Fakoly might be a reggae traditionalist—he credits Marley, whom he calls a prophet on par with Muhammad and Jesus, for his spiritual awakening—but he’s not an antiquarian.

“We will never make reggae better than the Jamaicans,” he says. “But we can add elements that will help us discover a sound that is typical of African reggae. We’ll put in the salt, the spice. When we brought the songs to Bamako and started to add the kora, it started to change color. It wasn’t Jamaica anymore. I was happy.”

“It confirms the prophesy of Bob Marley,” he adds. “Bob said reggae would go back to its African roots. And when you see the new generation of reggae now, the girls in their underwear by the pool—nowadays, real reggae, you have to find it in Africa.”

Talk to Fakoly and you’re reminded that reggae is ultimately always about struggle. And if reggae’s appeal has spread so long and so far from its small island origins, it’s not just because of the basslines and syncopation, but because struggle itself is universal.

As a child, Fakoly says, he first heard reggae in Gbeleban, a tiny town where his father sent him to stay with a relative and learn life the hard way, because of his poor grades. There was no electricity, and he had to work in the fields in the early morning before school. But on weekends there were parties with music on battery-powered radios, and that’s how he heard Marley, Burning Spear and others.

“I remember when Bob died I wept as if I knew him personally,” he says. And every time he met someone who knew some English, he had them explain the lyrics of these reggae greats. “And that’s how I discovered the combat of reggae, against injustice. And then I looked around and I saw cases of injustice in the society in which I lived.”

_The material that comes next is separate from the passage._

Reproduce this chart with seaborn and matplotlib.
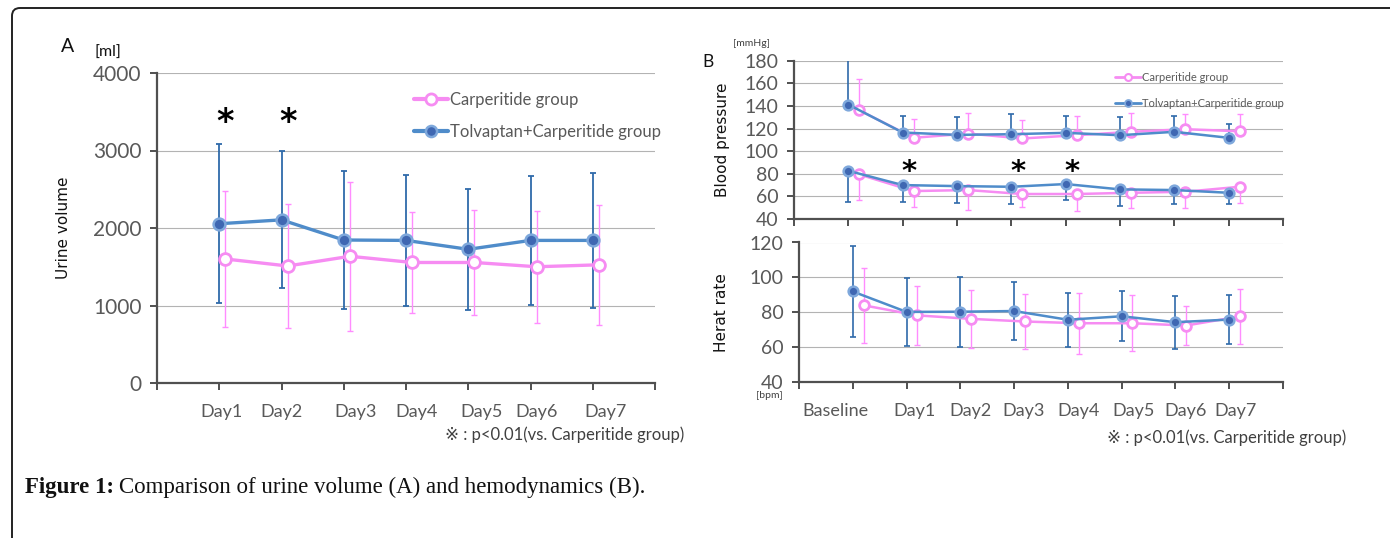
import numpy as np
import pandas as pd
import matplotlib
matplotlib.use("Agg")
import matplotlib.pyplot as plt
import seaborn as sns
from matplotlib.lines import Line2D
from matplotlib.patches import FancyBboxPatch
from matplotlib.transforms import IdentityTransform, ScaledTranslation

# ---- data ----
days = ["Day1", "Day2", "Day3", "Day4", "Day5", "Day6", "Day7"]
bp_days = ["Baseline", "Day1", "Day2", "Day3", "Day4", "Day5", "Day6", "Day7"]

urine_carp = [1600, 1510, 1635, 1555, 1555, 1500, 1525]
urine_carp_sd = [880, 800, 965, 650, 675, 720, 775]
urine_tolv = [2055, 2105, 1845, 1840, 1725, 1840, 1840]
urine_tolv_sd = [1025, 885, 885, 850, 780, 835, 873]

sbp_carp = [136.2, 111.8, 115.6, 111.2, 114.1, 117.1, 119.4, 117.6]
sbp_carp_sd = [28.0, 16.4, 18.5, 16.2, 17.1, 17.0, 13.8, 15.6]
sbp_tolv = [141.2, 116.5, 114.4, 115.0, 116.2, 114.1, 117.1, 111.8]
sbp_tolv_sd = [45.0, 14.7, 15.9, 18.2, 15.0, 16.2, 14.1, 12.0]

dbp_carp = [79.4, 64.7, 65.6, 62.1, 62.1, 63.2, 64.1, 68.5]
dbp_carp_sd = [22.6, 13.8, 17.7, 11.2, 15.0, 13.2, 14.1, 14.7]
dbp_tolv = [82.6, 70.0, 69.1, 68.5, 70.9, 66.2, 65.6, 63.2]
dbp_tolv_sd = [27.3, 14.7, 15.3, 15.6, 14.1, 14.4, 12.4, 10.3]

hr_carp = [84.0, 78.2, 76.2, 74.7, 73.7, 73.7, 72.4, 77.6]
hr_carp_sd = [21.4, 17.0, 16.5, 15.6, 17.5, 16.1, 11.3, 15.6]
hr_tolv = [91.9, 80.2, 80.3, 80.7, 75.7, 77.7, 74.3, 75.8]
hr_tolv_sd = [26.2, 19.7, 20.2, 16.6, 15.5, 14.4, 15.2, 14.0]

urine_sig = ["Day1", "Day2"]
bp_sig = ["Day1", "Day3", "Day4"]

groups = ["Carperitide group", "Tolvaptan+Carperitide group"]

# ---- styling ----
PINK = "#f68cf2"
PINK_ERR = "#ff8cff"
BLUE = "#4f8cca"
BLUE_FACE = "#3f67b2"
BLUE_EDGE = "#7ea8dc"
BLUE_ERR = "#2f6aaa"
GRID = "#b3b3b3"
SPINE = "#505050"
TICKC = "#595959"

sns.set_theme(style="white")
plt.rcParams["font.family"] = ["Lato", "DejaVu Sans", "Noto Sans CJK JP"]

W, H = 1390, 538
fig = plt.figure(figsize=(W / 100, H / 100), dpi=100)


def rect(l, t, r, b):
    return [l / W, 1 - b / H, (r - l) / W, (b - t) / H]


def style_axis(ax, ymin, ymax, ystep, nx, xfs, yfs):
    ax.set_ylim(ymin, ymax)
    ax.set_xlim(0, nx)
    ax.set_yticks(np.arange(ymin, ymax + ystep / 2, ystep))
    ax.set_xticks(np.arange(0, nx + 1))
    for y in np.arange(ymin + ystep, ymax + ystep / 2, ystep):
        ax.axhline(y, color=GRID, lw=0.8, zorder=0)
    for s in ["top", "right"]:
        ax.spines[s].set_visible(False)
    for s in ["left", "bottom"]:
        ax.spines[s].set_color(SPINE)
        ax.spines[s].set_linewidth(1.6)
    ax.tick_params(axis="both", direction="out", length=5, width=1.4,
                   color=SPINE, labelcolor=TICKC, bottom=True, left=True)
    ax.tick_params(axis="x", labelsize=xfs)
    ax.tick_params(axis="y", labelsize=yfs, pad=6)
    ax.set_xlabel("")
    ax.set_ylabel("")
    ax.set_facecolor("none")


def shift_xlabels(ax, offsets):
    # the original chart places its category labels a little off the ticks
    labels = ax.get_xticklabels()[1:-1]
    for lab, dx in zip(labels, offsets):
        lab.set_transform(lab.get_transform() + ScaledTranslation(dx / 100, 0, fig.dpi_scale_trans))


def series(ax, xs, ys, err, kind, lower, upper, lw, ms, elw, cap):
    df = pd.DataFrame({"x": xs, "y": ys})
    yerr = [np.array(err) * lower, np.array(err) * upper]
    if kind == 0:
        ax.errorbar(xs, ys, yerr=yerr, fmt="none", ecolor=PINK_ERR, elinewidth=elw,
                    capsize=cap, capthick=elw, zorder=2)
        sns.lineplot(data=df, x="x", y="y", ax=ax, color=PINK, lw=lw,
                     marker="o", markersize=ms, markerfacecolor="white",
                     markeredgecolor=PINK, markeredgewidth=2.0, zorder=3)
    else:
        ax.errorbar(xs, ys, yerr=yerr, fmt="none", ecolor=BLUE_ERR, elinewidth=elw,
                    capsize=cap, capthick=elw, zorder=2)
        sns.lineplot(data=df, x="x", y="y", ax=ax, color=BLUE, lw=lw,
                     marker="o", markersize=ms, markerfacecolor=BLUE_FACE,
                     markeredgecolor=BLUE_EDGE, markeredgewidth=1.8, zorder=4)


# ---- panel A ----
axA = fig.add_axes(rect(157, 73, 655, 383))
xa = np.arange(1, len(days) + 1)
series(axA, xa + 0.1, urine_carp, urine_carp_sd, 0, 1, 1, 2.4, 8.5, 1.0, 2)
series(axA, xa, urine_tolv, urine_tolv_sd, 1, 1, 1, 2.4, 8.5, 1.3, 2)
style_axis(axA, 0, 4000, 1000, 8, 13, 15)
axA.set_xticklabels([""] + days + [""])
axA.tick_params(axis="x", pad=10)
shift_xlabels(axA, [2, 0, 12, 11, 13, 6, 13])
for d in urine_sig:
    axA.text(days.index(d) + 1.1, 3360, "*", ha="center", va="center",
             fontsize=24, fontweight="bold", color="black", family="DejaVu Sans")
hA = [Line2D([], [], color=PINK, lw=3, marker="o", ms=8, mfc="white", mec=PINK, mew=2),
      Line2D([], [], color=BLUE, lw=3, marker="o", ms=8, mfc=BLUE_FACE, mec=BLUE_EDGE, mew=1.8)]
legA = axA.legend(hA, groups, loc="upper left", bbox_to_anchor=(0.5, 0.965),
                  frameon=False, fontsize=12, handlelength=2.0, handletextpad=0.15,
                  labelspacing=0.95, borderpad=0)
for t in legA.get_texts():
    t.set_color(TICKC)

# ---- panel B top: blood pressure ----
axB = fig.add_axes(rect(794, 60.7, 1283, 219))
xb = np.arange(1, len(bp_days) + 1)
series(axB, xb + 0.2, sbp_carp, sbp_carp_sd, 0, 0, 1, 1.8, 7, 1.0, 2.5)
series(axB, xb + 0.2, dbp_carp, dbp_carp_sd, 0, 1, 0, 1.8, 7, 1.0, 2.5)
series(axB, xb, sbp_tolv, sbp_tolv_sd, 1, 0, 1, 1.8, 7, 1.2, 2.5)
series(axB, xb, dbp_tolv, dbp_tolv_sd, 1, 1, 0, 1.8, 7, 1.2, 2.5)
style_axis(axB, 40, 180, 20, 9, 13, 14)
axB.set_xticklabels([])
for d in bp_sig:
    axB.text(bp_days.index(d) + 1.12, 82, "*", ha="center", va="center",
             fontsize=21, fontweight="bold", color="black", family="DejaVu Sans")
hB = [Line2D([], [], color=PINK, lw=2, marker="o", ms=5, mfc="white", mec=PINK, mew=1.5),
      Line2D([], [], color=BLUE, lw=2, marker="o", ms=5, mfc=BLUE_FACE, mec=BLUE_EDGE, mew=1.3)]
legB = axB.legend(hB, groups, loc="upper left", bbox_to_anchor=(0.645, 0.965),
                  frameon=False, fontsize=8, handlelength=2.3, handletextpad=0.1,
                  labelspacing=1.4, borderpad=0)
for t in legB.get_texts():
    t.set_color(TICKC)

# ---- panel B bottom: heart rate ----
axC = fig.add_axes(rect(799, 242.5, 1283, 382))
series(axC, xb + 0.2, hr_carp, hr_carp_sd, 0, 1, 1, 1.8, 7, 1.0, 2.5)
series(axC, xb, hr_tolv, hr_tolv_sd, 1, 1, 1, 1.8, 7, 1.2, 2.5)
style_axis(axC, 40, 120, 20, 9, 13, 14)
axC.set_xticklabels([""] + bp_days + [""])
axC.tick_params(axis="x", pad=10)
shift_xlabels(axC, [-17, 8, 10, 9, 11, 12, 10, 6])

# ---- figure texts ----
def ftext(x, y, s, **kw):
    fig.text(x / W, 1 - y / H, s, **kw)

ftext(68, 47, "A", fontsize=14, ha="center", va="center", color="#111111")
ftext(108, 53, "[ml]", fontsize=11.5, ha="center", va="center", color="#111111")
ftext(63, 228, "Urine volume", fontsize=11, rotation=90, ha="center", va="center",
      color="#111111", family="DejaVu Sans")
ftext(445, 435, "※ : p<0.01(vs. Carperitide group)", fontsize=12, ha="left",
      va="center", color="#404040")
ftext(708, 62, "B", fontsize=12.5, ha="center", va="center", color="#111111")
ftext(752, 44, "[mmHg]", fontsize=7.5, ha="center", va="center", color="#404040")
ftext(723, 140, "Blood pressure", fontsize=11, rotation=90, ha="center", va="center",
      color="#111111", family="DejaVu Sans")
ftext(722, 313, "Herat rate", fontsize=11, rotation=90, ha="center", va="center",
      color="#111111", family="DejaVu Sans")
ftext(769, 395, "[bpm]", fontsize=7.5, ha="center", va="center", color="#404040")
ftext(1107, 438, "※ : p<0.01(vs. Carperitide group)", fontsize=12, ha="left",
      va="center", color="#404040")

cap1 = fig.text(25 / W, 1 - 487 / H, "Figure 1:", fontsize=16.5, fontweight="bold",
                family="Liberation Serif", ha="left", va="center", color="#111111")
fig.canvas.draw()
bb = cap1.get_window_extent()
fig.text((bb.x1 + 5) / W, 1 - 487 / H, "Comparison of urine volume (A) and hemodynamics (B).",
         fontsize=16.5, family="Liberation Serif", ha="left", va="center", color="#111111")

# rounded frame around the whole figure
frame = FancyBboxPatch((12, -30), 1420, 560, boxstyle="round,pad=0,rounding_size=8",
                       transform=IdentityTransform(), fill=False, lw=1.4,
                       edgecolor="#222222", clip_on=False)
fig.patches.append(frame)

fig.savefig("out.png", dpi=100, facecolor="white")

Tiken Jah Fakoly @SOB’s. Photo: MTVIggy/Wagz2it

His own first song, years later, after he weathered his family’s disapproval and gave up on the career they wanted for him as a shopkeeper, was called “Djeli.” It denounced the caste system in Mandingo society, the kind that prevents intermarriage between social groups or locks people to specific professions.

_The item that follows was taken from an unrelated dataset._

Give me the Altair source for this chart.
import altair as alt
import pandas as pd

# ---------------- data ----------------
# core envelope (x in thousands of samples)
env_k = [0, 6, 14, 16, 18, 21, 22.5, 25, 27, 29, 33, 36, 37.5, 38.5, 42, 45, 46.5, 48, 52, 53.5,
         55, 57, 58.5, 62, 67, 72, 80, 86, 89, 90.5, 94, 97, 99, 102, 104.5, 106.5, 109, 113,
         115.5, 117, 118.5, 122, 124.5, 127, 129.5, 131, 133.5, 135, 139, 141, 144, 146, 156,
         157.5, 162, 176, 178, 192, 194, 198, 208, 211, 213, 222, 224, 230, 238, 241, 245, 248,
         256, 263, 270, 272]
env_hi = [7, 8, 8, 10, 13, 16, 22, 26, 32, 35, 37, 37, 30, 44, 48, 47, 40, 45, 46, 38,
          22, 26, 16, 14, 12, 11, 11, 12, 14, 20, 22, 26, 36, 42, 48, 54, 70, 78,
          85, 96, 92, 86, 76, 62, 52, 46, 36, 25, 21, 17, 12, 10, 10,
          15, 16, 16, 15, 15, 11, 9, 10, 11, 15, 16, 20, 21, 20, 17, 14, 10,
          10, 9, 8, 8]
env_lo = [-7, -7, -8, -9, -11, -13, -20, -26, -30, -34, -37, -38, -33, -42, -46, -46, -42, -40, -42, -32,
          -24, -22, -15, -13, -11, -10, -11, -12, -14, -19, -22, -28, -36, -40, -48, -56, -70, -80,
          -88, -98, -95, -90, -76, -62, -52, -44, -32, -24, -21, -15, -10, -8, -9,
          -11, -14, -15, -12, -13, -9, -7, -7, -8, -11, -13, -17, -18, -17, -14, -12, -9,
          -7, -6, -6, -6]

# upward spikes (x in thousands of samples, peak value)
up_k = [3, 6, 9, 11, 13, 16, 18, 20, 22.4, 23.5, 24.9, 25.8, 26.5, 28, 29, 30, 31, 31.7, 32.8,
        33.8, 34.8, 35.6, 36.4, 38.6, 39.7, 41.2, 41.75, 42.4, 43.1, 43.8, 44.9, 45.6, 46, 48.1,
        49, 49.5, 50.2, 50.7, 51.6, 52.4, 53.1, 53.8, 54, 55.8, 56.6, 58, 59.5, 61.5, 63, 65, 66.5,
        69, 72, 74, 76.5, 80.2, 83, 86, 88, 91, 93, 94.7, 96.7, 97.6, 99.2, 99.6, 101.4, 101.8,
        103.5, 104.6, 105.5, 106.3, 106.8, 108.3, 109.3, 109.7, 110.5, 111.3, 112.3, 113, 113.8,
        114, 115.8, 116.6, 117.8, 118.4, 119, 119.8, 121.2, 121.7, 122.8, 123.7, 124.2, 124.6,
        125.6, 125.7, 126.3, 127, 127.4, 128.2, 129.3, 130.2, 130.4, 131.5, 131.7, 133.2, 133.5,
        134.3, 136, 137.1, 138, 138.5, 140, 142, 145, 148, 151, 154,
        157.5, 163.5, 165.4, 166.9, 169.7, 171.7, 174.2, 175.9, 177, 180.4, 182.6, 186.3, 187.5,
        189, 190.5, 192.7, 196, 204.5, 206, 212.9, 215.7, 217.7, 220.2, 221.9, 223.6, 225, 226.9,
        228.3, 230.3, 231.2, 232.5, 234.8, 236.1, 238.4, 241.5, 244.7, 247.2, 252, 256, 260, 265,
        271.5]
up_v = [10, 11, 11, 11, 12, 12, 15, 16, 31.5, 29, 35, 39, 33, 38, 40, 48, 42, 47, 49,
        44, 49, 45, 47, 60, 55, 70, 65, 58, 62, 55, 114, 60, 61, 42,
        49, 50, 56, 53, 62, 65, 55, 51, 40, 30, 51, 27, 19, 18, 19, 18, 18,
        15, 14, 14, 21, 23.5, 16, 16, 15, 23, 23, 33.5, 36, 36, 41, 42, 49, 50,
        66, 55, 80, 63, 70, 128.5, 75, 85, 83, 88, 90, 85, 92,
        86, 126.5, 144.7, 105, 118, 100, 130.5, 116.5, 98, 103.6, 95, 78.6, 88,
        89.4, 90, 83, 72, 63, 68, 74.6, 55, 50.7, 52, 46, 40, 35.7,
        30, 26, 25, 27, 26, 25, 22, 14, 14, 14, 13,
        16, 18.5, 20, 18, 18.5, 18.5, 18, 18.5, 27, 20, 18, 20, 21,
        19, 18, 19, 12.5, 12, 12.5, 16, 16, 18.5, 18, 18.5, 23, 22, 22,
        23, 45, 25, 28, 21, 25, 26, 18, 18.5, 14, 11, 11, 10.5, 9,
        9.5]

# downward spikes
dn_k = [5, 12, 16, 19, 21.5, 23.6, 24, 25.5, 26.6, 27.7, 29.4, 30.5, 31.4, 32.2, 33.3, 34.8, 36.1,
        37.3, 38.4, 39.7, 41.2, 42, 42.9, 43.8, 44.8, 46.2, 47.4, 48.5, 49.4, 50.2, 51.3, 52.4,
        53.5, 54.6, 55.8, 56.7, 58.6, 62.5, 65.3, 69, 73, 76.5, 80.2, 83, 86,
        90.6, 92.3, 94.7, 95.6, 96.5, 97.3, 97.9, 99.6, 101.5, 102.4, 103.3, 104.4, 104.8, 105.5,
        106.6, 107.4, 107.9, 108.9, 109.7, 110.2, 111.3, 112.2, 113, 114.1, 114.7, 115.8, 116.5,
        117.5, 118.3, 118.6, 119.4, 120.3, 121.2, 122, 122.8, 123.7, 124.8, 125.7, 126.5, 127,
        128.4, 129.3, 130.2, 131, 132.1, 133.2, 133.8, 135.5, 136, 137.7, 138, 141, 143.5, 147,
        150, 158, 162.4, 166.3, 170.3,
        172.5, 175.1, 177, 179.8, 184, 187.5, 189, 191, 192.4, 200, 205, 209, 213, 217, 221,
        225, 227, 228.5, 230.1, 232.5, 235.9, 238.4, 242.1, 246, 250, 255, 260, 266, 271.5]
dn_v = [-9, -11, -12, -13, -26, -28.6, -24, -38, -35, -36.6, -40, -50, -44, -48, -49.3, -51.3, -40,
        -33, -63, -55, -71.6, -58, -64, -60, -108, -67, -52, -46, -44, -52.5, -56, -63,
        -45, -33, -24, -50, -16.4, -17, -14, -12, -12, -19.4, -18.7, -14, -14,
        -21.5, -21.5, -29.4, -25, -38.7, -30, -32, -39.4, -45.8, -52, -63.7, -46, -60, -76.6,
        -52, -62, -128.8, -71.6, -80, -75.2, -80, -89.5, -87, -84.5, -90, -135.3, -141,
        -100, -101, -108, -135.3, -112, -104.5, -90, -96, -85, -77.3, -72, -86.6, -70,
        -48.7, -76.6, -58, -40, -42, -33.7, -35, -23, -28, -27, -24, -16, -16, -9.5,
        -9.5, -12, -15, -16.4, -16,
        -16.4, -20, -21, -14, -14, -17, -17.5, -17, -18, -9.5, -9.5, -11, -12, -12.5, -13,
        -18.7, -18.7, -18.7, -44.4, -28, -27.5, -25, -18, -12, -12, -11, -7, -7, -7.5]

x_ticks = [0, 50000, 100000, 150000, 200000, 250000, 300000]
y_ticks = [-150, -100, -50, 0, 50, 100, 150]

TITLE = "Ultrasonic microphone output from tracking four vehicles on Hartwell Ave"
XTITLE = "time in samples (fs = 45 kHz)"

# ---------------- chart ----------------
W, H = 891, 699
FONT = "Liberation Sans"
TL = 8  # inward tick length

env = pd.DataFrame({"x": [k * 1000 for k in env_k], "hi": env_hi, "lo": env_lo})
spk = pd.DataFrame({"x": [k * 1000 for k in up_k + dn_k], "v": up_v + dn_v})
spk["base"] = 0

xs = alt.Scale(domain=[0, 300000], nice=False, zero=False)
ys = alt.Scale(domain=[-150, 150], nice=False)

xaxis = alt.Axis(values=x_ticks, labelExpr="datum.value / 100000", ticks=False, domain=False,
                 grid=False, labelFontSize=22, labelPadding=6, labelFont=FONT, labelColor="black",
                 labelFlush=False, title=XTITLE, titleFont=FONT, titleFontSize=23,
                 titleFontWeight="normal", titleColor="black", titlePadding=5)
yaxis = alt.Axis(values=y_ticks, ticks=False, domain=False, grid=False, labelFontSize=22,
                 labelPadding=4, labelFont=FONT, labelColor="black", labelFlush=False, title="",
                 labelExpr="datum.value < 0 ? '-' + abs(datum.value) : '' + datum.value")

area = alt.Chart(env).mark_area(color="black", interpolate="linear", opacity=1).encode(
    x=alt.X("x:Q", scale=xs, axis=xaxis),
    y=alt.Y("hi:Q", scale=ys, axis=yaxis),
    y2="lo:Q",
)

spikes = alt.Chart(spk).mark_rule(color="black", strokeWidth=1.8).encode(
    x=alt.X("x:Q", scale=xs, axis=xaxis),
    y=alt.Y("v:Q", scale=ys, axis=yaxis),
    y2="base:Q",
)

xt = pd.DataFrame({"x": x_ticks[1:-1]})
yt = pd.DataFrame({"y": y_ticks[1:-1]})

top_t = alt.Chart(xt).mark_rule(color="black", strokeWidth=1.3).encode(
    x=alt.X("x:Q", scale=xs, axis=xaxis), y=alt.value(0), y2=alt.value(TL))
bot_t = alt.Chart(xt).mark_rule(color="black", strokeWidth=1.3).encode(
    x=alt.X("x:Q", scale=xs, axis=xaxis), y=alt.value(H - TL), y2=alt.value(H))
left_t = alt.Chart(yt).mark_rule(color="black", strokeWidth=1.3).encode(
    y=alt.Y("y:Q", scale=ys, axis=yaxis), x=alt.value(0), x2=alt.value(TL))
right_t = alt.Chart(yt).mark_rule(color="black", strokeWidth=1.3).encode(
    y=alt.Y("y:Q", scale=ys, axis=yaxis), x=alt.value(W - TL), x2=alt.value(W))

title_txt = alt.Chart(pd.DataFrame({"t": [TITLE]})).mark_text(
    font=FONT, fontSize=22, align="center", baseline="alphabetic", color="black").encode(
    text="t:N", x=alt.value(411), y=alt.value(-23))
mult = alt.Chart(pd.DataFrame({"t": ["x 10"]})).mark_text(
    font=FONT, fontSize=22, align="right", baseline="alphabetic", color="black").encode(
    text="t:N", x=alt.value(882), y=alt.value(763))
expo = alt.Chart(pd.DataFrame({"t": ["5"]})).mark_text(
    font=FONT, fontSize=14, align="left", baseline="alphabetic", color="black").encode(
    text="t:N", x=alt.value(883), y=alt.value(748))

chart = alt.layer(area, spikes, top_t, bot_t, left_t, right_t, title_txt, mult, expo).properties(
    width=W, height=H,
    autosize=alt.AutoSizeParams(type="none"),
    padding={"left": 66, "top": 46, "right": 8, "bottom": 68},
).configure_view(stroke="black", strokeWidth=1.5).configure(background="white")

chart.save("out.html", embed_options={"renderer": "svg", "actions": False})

Over the years, Tiken Jah Fakoly has had no shortage of injustices to decry. One whole album, Françafrique, takes its title from the term that is used to describe the mingling of French and African political and business interests that exploits resources and keeps dictators in power.

The perils and unfairness of immigration are another big theme. “Immigration is the most blatant injustice today,” Fakoly says. “It’s visible to the naked eye and should be denounced from the United Nations, the White House, everywhere. Westerners can come to our countries anytime and do whatever they want. But we can’t do the same. My kids aren’t able to come on vacation in France, because they can’t get a visa.”

He pauses, then pivots: “But I won’t cry about that. Because the future is in Africa. In Africa, everything is there to be done.”

For the last five years, Fakoly has made his base in Bamako, the capital ofMali. That is because political conflict laced with ethnic tension in Ivory Coast made him feel unsafe back home. Earlier this year, however, a complicated electoral and military standoff in Ivory Coast was finally resolved, and a new president, Alassane Ouattara, took office.

In the middle of the crisis, Fakoly had released a hit song called “Le Pays Va Mal”—the country is doing poorly. It was a frank lament about a onetime promising African country torn apart by political greed. Fakoly says the situation has improved a little now, but just a little. And real progress, he says, can’t happen at the small scale of just one nation.

“My time in Mali has reinforced my Pan-Africanism,” he says. “Since I set up in Mali, I’m feeling more African than Ivorian. And as a Pan-Africanist militant, I am aware that no African country will find its way alone.”

Now, Fakoly says, he’s asking young Africans overseas—like the joyous group hanging onto his every word out in Central Park, or the thousands of African emigrants who pack his concerts in Paris or Marseille—to bring their experience home.

“Their place isn’t here,” he says, waving out the window at New York City. “That gets shown to them everyday. They need to come home and share the democratic experiences they’ve had here. They should help push African leaders toward change. They shouldn’t just wait for us to get beaten up and then only turn up when everything has fallen apart.”

“Their place is in Africa,” Fakoly says. “We’re waiting for them—but we won’t wait forever.”